**Available data:**
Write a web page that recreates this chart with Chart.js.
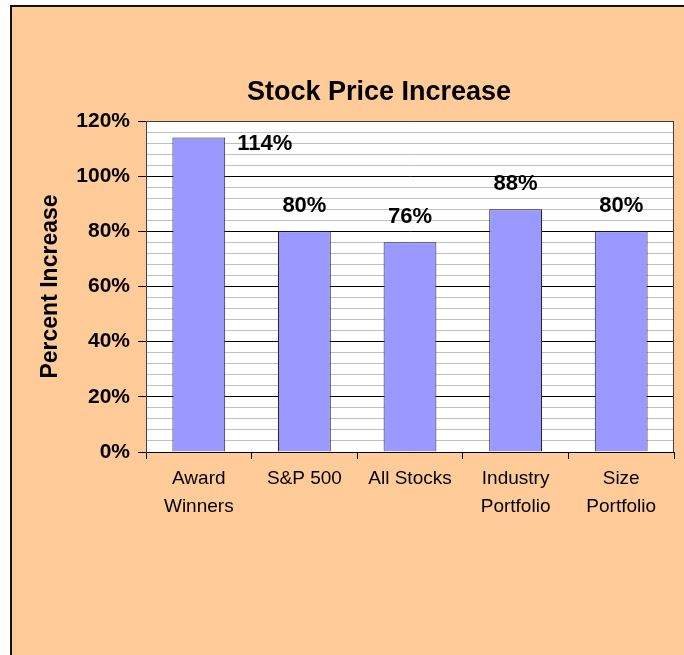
<!DOCTYPE html>
<html>
<head>
<meta charset="utf-8">
<script src="https://cdn.jsdelivr.net/npm/chart.js@4.4.1/dist/chart.umd.min.js"></script>
<style>
  html, body { margin: 0; padding: 0; background: #fff; }
  #wrap { width: 684px; height: 655px; }
</style>
</head>
<body>
<div id="wrap"><canvas id="chart" width="684" height="655"></canvas></div>
<script>
// datos del grafico
const categories = [['Award', 'Winners'], 'S&P 500', 'All Stocks', ['Industry', 'Portfolio'], ['Size', 'Portfolio']];
const increases = [114, 80, 76, 88, 80];
const yMajorTicks = [0, 20, 40, 60, 80, 100, 120];
const chartTitle = 'Stock Price Increase';
const yTitle = 'Percent Increase';

// fondo naranja, marco y area blanca
const backgroundPlugin = {
    id: 'background',
    beforeDraw(chart) {
        const c = chart.ctx;
        const a = chart.chartArea;
        c.save();
        c.fillStyle = '#ffffff';
        c.fillRect(0, 0, chart.width, chart.height);
        c.fillStyle = '#FFCC99';
        c.fillRect(11, 6, chart.width, chart.height);
        c.strokeStyle = '#111';
        c.lineWidth = 2;
        c.beginPath();
        c.moveTo(11, chart.height + 5);
        c.lineTo(11, 6);
        c.lineTo(chart.width + 5, 6);
        c.stroke();
        c.fillStyle = '#ffffff';
        c.fillRect(a.left, a.top, a.right - a.left, a.bottom - a.top);
        c.restore();
    },
    afterDraw(chart) {
        const c = chart.ctx;
        const a = chart.chartArea;
        c.save();
        c.strokeStyle = '#404040';
        c.lineWidth = 1;
        c.beginPath();
        c.moveTo(a.left, a.top + 0.5);
        c.lineTo(a.right - 0.5, a.top + 0.5);
        c.lineTo(a.right - 0.5, a.bottom);
        c.stroke();
        // titulo
        c.fillStyle = '#000';
        c.font = 'bold 27px Arial, "Liberation Sans", sans-serif';
        c.textAlign = 'center';
        c.textBaseline = 'middle';
        c.fillText(chartTitle, 379, 93);
        c.restore();
    }
};

// etiquetas de valor sobre las barras
const valueLabels = {
    id: 'valueLabels',
    afterDatasetsDraw(chart) {
        const c = chart.ctx;
        const meta = chart.getDatasetMeta(0);
        const a = chart.chartArea;
        c.save();
        c.fillStyle = '#000';
        c.font = 'bold 22px Arial, "Liberation Sans", sans-serif';
        c.textBaseline = 'middle';
        meta.data.forEach(function(bar, i) {
            const text = increases[i] + '%';
            let y = bar.y - 25;
            if (y - 10 < a.top) {
                // no cabe arriba, va al lado derecho
                c.textAlign = 'left';
                c.fillText(text, bar.x + bar.width / 2 + 12, bar.y + 6);
            } else {
                c.textAlign = 'center';
                c.fillText(text, bar.x, y);
            }
        });
        c.restore();
    }
};

const data = {
    labels: categories,
    datasets: [{
        data: increases,
        backgroundColor: '#9999FF',
        borderColor: '#22223a',
        borderWidth: 1,
        barPercentage: 0.5,
        categoryPercentage: 1.0
    }]
};

const options = {
    responsive: false,
    animation: false,
    layout: { padding: { top: 121, right: 10, bottom: 0, left: 0 } },
    plugins: {
        legend: { display: false },
        tooltip: { enabled: false }
    },
    scales: {
        x: {
            grid: {
                drawOnChartArea: false,
                color: '#000',
                tickLength: 7,
                offset: true
            },
            border: { color: '#000', width: 1 },
            ticks: {
                color: '#000',
                padding: 6,
                maxRotation: 0,
                autoSkip: false,
                font: { family: 'Arial, "Liberation Sans", sans-serif', size: 19, lineHeight: 1.45 }
            },
            afterFit(scale) { scale.height = 203; }
        },
        y: {
            min: 0,
            max: 120,
            grid: {
                color: ctx => (ctx.tick && yMajorTicks.includes(ctx.tick.value)) ? '#000' : '#c0c0c0',
                tickColor: ctx => (ctx.tick && yMajorTicks.includes(ctx.tick.value)) ? '#000' : 'rgba(0,0,0,0)',
                tickLength: 8,
                lineWidth: 1
            },
            border: { color: '#404040', width: 1 },
            ticks: {
                stepSize: 4,
                autoSkip: false,
                color: '#000',
                padding: 8,
                font: { family: 'Arial, "Liberation Sans", sans-serif', size: 21, weight: 'bold' },
                callback: v => yMajorTicks.includes(v) ? v + '%' : ''
            },
            title: {
                display: true,
                text: yTitle,
                color: '#000',
                padding: { top: 37, bottom: 0 },
                font: { family: 'Arial, "Liberation Sans", sans-serif', size: 23, weight: 'bold' }
            },
            afterFit(scale) { scale.width = 146; }
        }
    }
};

const ctx = document.getElementById('chart').getContext('2d');
const stockChart = new Chart(ctx, {
    type: 'bar',
    data: data,
    options: options,
    plugins: [backgroundPlugin, valueLabels]
});
</script>
</body>
</html>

**Direction:**
Leave out any pictures, please, and quote only the lines from the top of the data through the line that contains "const yTitle = 'Percent Increase';".

**Solution for this task:**
Write a web page that recreates this chart with Chart.js.
<!DOCTYPE html>
<html>
<head>
<meta charset="utf-8">
<script src="https://cdn.jsdelivr.net/npm/chart.js@4.4.1/dist/chart.umd.min.js"></script>
<style>
  html, body { margin: 0; padding: 0; background: #fff; }
  #wrap { width: 684px; height: 655px; }
</style>
</head>
<body>
<div id="wrap"><canvas id="chart" width="684" height="655"></canvas></div>
<script>
// datos del grafico
const categories = [['Award', 'Winners'], 'S&P 500', 'All Stocks', ['Industry', 'Portfolio'], ['Size', 'Portfolio']];
const increases = [114, 80, 76, 88, 80];
const yMajorTicks = [0, 20, 40, 60, 80, 100, 120];
const chartTitle = 'Stock Price Increase';
const yTitle = 'Percent Increase';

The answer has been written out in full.